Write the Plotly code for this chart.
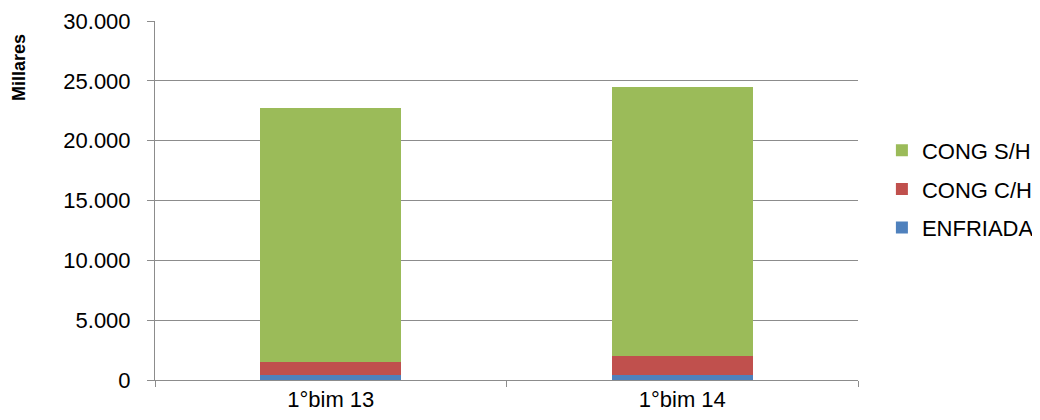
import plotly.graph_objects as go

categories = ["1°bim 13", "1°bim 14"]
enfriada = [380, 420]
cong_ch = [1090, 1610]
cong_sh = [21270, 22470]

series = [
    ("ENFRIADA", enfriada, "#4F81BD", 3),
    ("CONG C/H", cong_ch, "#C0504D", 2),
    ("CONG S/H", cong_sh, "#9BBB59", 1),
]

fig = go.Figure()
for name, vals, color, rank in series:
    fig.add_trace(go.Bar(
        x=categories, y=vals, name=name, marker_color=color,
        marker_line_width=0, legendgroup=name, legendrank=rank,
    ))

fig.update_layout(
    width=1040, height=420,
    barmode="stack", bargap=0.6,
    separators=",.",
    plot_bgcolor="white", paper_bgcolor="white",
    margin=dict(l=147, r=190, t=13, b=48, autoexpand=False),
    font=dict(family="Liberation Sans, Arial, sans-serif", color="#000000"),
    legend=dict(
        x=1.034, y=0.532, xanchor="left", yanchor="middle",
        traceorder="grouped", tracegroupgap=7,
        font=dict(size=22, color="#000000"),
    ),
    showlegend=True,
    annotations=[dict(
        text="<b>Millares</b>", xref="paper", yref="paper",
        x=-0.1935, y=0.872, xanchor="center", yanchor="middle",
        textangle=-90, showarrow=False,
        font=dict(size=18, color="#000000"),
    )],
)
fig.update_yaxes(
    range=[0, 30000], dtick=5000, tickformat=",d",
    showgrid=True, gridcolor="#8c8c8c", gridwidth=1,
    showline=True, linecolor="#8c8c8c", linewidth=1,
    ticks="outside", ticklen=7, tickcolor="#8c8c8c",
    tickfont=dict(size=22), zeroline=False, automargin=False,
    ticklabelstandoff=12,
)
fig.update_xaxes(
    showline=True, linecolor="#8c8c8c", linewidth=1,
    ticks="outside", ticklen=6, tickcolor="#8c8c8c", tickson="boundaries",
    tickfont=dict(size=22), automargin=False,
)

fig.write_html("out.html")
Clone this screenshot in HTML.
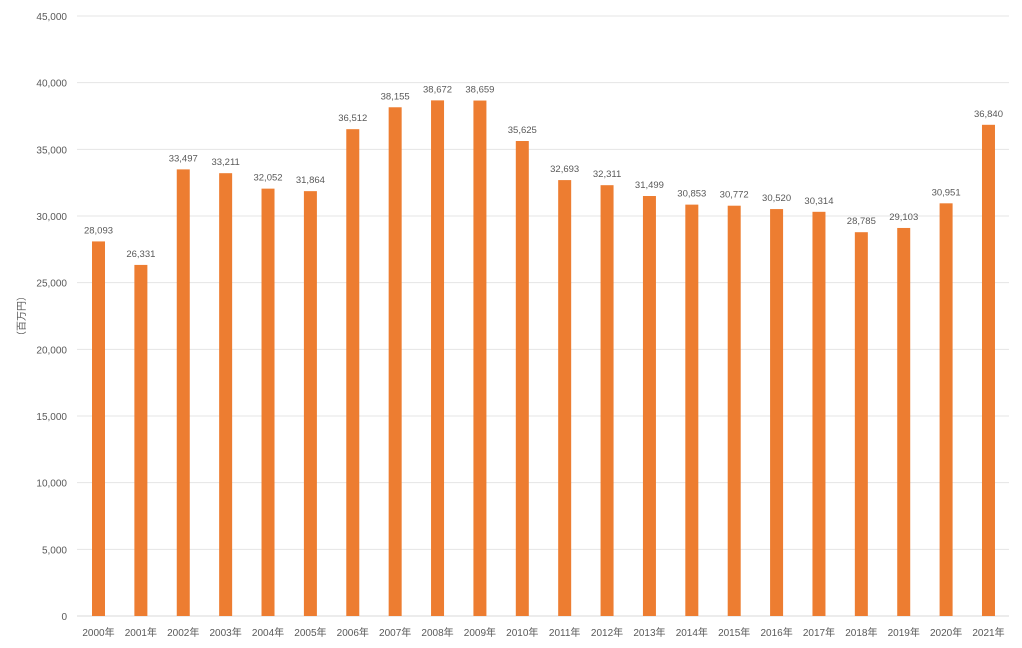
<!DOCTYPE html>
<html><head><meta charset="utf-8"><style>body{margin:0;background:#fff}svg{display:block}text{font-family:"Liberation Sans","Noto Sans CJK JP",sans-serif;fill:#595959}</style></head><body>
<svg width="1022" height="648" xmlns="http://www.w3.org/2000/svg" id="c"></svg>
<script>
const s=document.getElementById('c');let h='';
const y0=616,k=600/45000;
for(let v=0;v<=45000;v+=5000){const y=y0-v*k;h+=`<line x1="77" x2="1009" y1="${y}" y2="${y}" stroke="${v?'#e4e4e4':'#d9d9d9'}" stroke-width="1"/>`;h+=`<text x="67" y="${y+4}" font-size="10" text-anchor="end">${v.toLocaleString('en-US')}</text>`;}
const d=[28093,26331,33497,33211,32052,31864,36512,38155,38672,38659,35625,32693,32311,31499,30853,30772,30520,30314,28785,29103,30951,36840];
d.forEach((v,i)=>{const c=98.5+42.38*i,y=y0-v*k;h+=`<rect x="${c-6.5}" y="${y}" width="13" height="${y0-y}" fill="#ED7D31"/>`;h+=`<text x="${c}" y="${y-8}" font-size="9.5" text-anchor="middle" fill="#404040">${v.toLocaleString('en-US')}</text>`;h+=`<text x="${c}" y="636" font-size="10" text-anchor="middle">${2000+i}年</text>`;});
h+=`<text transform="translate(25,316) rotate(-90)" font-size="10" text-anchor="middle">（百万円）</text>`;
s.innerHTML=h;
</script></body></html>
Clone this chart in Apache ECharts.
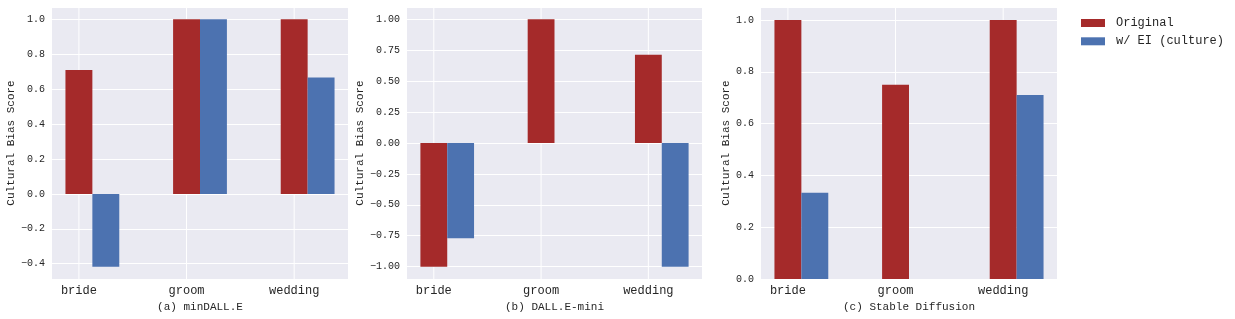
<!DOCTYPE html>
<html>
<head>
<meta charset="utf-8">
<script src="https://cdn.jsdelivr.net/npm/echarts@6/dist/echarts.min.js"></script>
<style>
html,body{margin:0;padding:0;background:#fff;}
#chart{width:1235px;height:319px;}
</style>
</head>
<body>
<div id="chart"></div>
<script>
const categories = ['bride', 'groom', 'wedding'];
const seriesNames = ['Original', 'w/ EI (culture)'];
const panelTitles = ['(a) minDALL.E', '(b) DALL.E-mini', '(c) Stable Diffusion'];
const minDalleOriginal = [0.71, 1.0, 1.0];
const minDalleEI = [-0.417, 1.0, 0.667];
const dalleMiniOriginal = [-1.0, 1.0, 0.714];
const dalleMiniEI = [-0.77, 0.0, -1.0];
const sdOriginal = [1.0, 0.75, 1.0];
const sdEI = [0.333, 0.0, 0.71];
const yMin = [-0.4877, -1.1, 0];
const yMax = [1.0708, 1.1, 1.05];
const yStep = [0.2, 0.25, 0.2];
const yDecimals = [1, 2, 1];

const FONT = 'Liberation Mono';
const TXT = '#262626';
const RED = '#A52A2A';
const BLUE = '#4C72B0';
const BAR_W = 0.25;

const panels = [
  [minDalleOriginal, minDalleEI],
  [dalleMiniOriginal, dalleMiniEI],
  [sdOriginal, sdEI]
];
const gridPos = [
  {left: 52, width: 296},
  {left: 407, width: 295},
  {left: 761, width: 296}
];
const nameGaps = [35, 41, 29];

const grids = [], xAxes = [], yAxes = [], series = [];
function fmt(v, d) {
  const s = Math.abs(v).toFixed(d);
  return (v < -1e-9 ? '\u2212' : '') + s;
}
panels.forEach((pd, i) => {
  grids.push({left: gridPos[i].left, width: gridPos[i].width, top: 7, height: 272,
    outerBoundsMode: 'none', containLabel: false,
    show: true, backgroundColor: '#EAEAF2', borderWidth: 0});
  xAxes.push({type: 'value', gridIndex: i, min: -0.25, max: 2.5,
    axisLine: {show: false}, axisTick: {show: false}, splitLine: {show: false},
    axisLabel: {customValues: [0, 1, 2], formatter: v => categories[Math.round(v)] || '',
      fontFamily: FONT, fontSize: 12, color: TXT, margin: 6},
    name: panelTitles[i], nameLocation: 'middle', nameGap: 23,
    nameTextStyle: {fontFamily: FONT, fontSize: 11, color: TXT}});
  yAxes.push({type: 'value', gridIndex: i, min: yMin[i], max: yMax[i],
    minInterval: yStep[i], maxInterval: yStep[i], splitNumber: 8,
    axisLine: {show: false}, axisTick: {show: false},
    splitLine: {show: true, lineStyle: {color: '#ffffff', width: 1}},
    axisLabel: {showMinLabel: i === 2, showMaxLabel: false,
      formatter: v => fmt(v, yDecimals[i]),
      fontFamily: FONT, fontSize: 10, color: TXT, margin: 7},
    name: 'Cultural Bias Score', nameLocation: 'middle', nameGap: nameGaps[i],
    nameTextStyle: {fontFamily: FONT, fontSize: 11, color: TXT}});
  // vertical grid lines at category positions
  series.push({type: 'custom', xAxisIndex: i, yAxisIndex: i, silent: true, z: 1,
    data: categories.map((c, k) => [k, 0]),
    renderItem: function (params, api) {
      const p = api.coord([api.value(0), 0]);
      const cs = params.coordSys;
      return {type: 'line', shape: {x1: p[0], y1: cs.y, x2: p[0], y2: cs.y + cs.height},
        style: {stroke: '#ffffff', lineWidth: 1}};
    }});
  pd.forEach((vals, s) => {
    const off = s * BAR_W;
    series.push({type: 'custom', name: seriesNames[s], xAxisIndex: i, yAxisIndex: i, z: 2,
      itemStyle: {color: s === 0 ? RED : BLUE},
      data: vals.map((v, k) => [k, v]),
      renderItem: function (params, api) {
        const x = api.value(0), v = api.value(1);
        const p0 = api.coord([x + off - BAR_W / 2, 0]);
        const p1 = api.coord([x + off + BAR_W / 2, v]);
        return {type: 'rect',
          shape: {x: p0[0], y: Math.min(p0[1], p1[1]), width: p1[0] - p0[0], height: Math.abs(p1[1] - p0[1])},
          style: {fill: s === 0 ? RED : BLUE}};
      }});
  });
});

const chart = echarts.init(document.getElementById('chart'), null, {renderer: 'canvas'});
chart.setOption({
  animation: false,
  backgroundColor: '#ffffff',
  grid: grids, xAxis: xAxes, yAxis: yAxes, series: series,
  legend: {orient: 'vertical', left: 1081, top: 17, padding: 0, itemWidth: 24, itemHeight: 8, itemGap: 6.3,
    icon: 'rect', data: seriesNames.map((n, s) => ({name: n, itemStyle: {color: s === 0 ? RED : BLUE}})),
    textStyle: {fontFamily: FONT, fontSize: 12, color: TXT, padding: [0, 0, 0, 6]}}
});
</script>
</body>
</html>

------------------------------------

Go from the first line of the listing to the line holding "cong_sh = [21270, 22470]" and, please, transcribe those lines exactly, both included, with no pictures.

• [Solution to the problem]
Write the Plotly code for this chart.
import plotly.graph_objects as go

categories = ["1°bim 13", "1°bim 14"]
enfriada = [380, 420]
cong_ch = [1090, 1610]
cong_sh = [21270, 22470]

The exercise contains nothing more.